The Machine Learning Project Lifecycle
Problem Definition and Goal Setting
Clearly define what you want to achieve with your machine learning project. Are you trying to classify data, predict values, or identify patterns? Establish measurable success criteria and consider the business or practical value of your solution. This initial planning phase will guide all subsequent decisions and help you stay focused on your objectives.
Data Collection and Preparation
Data is the foundation of any machine learning project. Sources can include public datasets (like those on Kaggle or UCI Machine Learning Repository), APIs, or your own collected data. Once you have your data, the preparation phase involves:
- Cleaning (handling missing values, outliers)
- Exploratory data analysis
- Feature engineering
- Data splitting (training, validation, test sets)
Model Selection and Training
Choose algorithms appropriate for your problem type. For classification tasks, consider starting with logistic regression or decision trees. For regression problems, linear regression or random forests might be suitable. Train your model using the training data and evaluate its performance using appropriate metrics like accuracy, precision, recall, or mean squared error.
Evaluation and Iteration
Machine learning is an iterative process. Evaluate your model's performance on unseen data (the test set) and analyze where it succeeds or fails. Based on these insights, you might need to collect more data, engineer better features, try different algorithms, or adjust hyperparameters. This cycle of building, evaluating, and refining continues until you achieve satisfactory results.
Common Challenges and How to Overcome Them
Every machine learning project encounters obstacles.
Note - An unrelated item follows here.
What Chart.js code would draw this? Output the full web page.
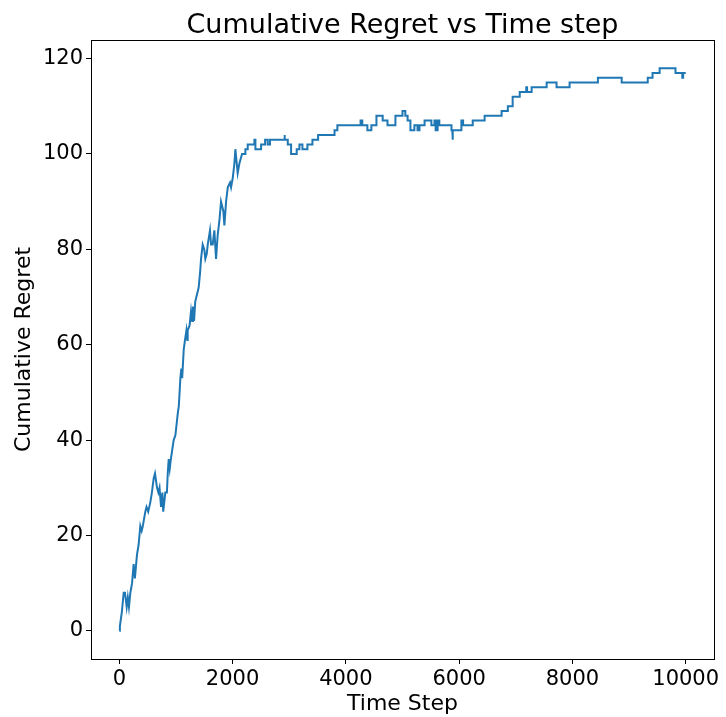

Common issues include overfitting (when models perform well on training data but poorly on new data), underfitting (when models are too simple to capture patterns), and data quality problems. Regularization techniques, cross-validation, and thorough data cleaning can help address these challenges.
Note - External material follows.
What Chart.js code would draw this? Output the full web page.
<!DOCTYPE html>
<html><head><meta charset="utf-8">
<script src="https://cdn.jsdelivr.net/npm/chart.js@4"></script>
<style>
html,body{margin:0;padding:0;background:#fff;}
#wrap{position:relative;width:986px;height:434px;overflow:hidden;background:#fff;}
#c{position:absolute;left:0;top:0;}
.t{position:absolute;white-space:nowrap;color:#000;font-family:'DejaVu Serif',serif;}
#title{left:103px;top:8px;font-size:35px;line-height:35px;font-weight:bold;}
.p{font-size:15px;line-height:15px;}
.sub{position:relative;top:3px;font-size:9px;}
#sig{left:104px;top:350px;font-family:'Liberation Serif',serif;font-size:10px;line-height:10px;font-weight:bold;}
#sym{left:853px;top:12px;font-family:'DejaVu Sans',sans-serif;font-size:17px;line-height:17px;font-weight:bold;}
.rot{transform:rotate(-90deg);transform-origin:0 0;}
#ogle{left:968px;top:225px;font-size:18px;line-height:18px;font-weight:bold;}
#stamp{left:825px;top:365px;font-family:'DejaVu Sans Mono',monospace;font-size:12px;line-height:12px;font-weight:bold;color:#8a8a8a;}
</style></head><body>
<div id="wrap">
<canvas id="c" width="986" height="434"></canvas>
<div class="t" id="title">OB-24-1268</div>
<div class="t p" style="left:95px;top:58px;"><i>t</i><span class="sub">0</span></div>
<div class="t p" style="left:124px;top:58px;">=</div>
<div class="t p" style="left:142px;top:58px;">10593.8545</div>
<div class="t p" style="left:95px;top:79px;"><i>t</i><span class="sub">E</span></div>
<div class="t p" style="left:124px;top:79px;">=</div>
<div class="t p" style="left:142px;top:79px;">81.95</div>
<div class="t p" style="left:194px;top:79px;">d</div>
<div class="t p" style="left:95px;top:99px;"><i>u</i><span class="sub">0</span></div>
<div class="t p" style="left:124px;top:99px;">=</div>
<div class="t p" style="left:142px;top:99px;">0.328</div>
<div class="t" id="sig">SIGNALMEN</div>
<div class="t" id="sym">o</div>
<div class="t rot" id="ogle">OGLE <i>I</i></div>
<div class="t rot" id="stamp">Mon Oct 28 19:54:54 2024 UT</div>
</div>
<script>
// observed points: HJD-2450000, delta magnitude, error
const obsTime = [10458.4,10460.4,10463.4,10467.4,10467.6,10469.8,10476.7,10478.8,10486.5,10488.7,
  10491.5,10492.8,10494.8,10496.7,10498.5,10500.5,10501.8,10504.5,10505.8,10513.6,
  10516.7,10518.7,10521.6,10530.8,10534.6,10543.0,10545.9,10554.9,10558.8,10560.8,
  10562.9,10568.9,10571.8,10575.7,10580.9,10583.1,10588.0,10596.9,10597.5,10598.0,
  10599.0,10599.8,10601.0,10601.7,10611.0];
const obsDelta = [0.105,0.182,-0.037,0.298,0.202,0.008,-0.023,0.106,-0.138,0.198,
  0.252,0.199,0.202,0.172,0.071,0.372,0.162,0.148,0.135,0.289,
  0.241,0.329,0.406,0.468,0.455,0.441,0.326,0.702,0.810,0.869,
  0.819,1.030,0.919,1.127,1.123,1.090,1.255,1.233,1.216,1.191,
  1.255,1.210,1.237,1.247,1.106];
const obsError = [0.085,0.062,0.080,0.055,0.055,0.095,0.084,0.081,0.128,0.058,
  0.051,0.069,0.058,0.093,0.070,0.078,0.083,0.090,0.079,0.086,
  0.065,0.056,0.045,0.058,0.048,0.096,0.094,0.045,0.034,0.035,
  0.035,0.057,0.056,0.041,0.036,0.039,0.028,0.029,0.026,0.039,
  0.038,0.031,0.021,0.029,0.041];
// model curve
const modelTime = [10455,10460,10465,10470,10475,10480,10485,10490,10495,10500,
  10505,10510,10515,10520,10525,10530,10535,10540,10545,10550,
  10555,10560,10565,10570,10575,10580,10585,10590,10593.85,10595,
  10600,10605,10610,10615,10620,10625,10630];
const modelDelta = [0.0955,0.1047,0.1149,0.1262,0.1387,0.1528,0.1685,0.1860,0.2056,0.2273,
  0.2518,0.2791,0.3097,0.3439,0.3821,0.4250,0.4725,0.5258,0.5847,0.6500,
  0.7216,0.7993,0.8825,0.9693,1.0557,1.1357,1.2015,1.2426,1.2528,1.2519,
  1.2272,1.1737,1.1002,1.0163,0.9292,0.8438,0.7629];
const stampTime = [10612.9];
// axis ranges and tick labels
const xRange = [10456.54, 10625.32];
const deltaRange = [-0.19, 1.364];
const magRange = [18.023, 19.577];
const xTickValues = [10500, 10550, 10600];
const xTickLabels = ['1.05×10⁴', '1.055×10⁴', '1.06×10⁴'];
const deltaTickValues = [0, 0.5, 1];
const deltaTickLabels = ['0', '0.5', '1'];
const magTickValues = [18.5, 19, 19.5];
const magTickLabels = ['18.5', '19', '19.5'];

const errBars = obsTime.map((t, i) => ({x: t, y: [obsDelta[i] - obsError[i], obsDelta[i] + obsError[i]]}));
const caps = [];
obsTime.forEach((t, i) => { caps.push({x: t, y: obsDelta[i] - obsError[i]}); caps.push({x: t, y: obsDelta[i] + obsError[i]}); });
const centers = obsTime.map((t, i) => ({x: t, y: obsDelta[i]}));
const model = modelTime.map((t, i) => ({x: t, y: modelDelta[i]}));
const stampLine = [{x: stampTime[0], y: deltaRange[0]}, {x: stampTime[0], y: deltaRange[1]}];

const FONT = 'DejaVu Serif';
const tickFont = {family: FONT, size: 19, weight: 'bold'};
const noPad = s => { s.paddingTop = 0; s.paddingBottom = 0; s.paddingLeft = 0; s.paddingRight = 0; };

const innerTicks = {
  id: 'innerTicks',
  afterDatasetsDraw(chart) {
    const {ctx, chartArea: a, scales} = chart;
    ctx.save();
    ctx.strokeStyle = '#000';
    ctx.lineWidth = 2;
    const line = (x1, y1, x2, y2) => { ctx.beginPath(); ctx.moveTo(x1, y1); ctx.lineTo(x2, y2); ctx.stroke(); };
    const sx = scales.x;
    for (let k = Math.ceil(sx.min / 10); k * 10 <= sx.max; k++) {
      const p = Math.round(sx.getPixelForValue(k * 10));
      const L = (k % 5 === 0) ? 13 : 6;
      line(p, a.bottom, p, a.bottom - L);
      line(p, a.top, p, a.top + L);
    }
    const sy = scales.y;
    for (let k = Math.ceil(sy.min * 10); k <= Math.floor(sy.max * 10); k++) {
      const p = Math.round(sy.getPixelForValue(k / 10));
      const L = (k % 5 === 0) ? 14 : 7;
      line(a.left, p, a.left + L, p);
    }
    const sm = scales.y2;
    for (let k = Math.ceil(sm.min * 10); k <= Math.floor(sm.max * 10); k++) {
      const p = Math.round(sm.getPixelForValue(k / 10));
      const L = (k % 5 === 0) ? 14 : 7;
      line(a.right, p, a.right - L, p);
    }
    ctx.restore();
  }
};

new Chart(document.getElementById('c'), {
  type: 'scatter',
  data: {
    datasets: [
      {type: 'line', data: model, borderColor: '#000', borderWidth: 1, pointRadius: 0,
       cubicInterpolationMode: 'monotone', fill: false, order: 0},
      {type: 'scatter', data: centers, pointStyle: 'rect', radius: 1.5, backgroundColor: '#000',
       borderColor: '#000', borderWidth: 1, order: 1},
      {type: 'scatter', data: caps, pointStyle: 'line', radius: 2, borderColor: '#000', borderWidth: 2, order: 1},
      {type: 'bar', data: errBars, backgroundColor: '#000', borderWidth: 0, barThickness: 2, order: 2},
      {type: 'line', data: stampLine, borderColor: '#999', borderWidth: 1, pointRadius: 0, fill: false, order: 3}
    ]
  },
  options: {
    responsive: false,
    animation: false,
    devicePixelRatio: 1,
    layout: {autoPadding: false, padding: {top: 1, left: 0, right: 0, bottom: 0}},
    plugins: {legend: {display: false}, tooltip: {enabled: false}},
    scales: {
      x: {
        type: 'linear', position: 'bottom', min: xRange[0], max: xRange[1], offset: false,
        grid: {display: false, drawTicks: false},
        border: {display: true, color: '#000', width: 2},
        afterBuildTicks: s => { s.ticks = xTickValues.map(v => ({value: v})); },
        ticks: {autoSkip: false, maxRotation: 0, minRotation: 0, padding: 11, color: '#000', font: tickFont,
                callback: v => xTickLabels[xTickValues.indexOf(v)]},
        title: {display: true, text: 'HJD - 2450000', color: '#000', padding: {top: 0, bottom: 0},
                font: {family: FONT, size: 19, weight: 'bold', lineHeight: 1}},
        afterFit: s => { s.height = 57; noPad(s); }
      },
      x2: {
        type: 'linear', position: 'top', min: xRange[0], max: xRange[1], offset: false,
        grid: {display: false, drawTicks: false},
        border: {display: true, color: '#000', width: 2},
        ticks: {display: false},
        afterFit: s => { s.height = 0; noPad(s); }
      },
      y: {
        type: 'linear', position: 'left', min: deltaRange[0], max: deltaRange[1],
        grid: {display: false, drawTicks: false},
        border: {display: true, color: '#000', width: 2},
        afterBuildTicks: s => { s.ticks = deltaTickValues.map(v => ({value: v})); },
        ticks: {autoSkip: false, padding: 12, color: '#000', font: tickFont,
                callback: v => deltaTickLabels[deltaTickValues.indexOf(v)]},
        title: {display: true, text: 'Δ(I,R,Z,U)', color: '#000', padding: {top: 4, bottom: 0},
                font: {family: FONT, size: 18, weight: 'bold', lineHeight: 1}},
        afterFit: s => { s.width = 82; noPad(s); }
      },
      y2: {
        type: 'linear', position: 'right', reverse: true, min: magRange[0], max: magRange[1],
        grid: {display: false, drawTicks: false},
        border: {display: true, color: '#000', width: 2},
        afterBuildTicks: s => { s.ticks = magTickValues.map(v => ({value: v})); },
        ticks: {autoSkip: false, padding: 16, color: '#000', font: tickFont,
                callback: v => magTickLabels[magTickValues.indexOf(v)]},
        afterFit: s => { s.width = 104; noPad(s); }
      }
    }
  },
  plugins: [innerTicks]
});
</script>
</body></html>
Another frequent hurdle is the "black box" problem, where complex models make predictions that are difficult to interpret. Starting with simpler, more interpretable models can help build intuition before moving to more complex approaches.
Best Practices for Machine Learning Projects
Documentation and Reproducibility
Maintain clear documentation of your process, including data sources, preprocessing steps, model choices, and results. Use version control for your code and consider tools like MLflow for experiment tracking. Good documentation ensures that your work is reproducible and understandable to others (or yourself in the future).
Ethical Considerations
As you work with data and build models that might impact decisions, consider the ethical implications. Be mindful of bias in your data and models, respect privacy concerns, and think about how your work might affect different groups of people. Responsible machine learning practices are essential for building trustworthy systems.
Continuous Learning
The field of machine learning evolves rapidly. Stay current by following relevant blogs, participating in online communities, and taking advanced courses. Each project you complete will build your skills and prepare you for more complex challenges.
Next Steps After Your First Project
Completing your first machine learning project is a significant milestone, but it's just the beginning of your journey. Consider sharing your work through blog posts, GitHub repositories, or presentations to get feedback from the community. Then, challenge yourself with progressively more complex projects that incorporate advanced techniques like deep learning, natural language processing, or computer vision.
Remember that machine learning mastery comes through practice and persistence. Each project, whether successful or not, contributes to your growing expertise and understanding of this transformative technology.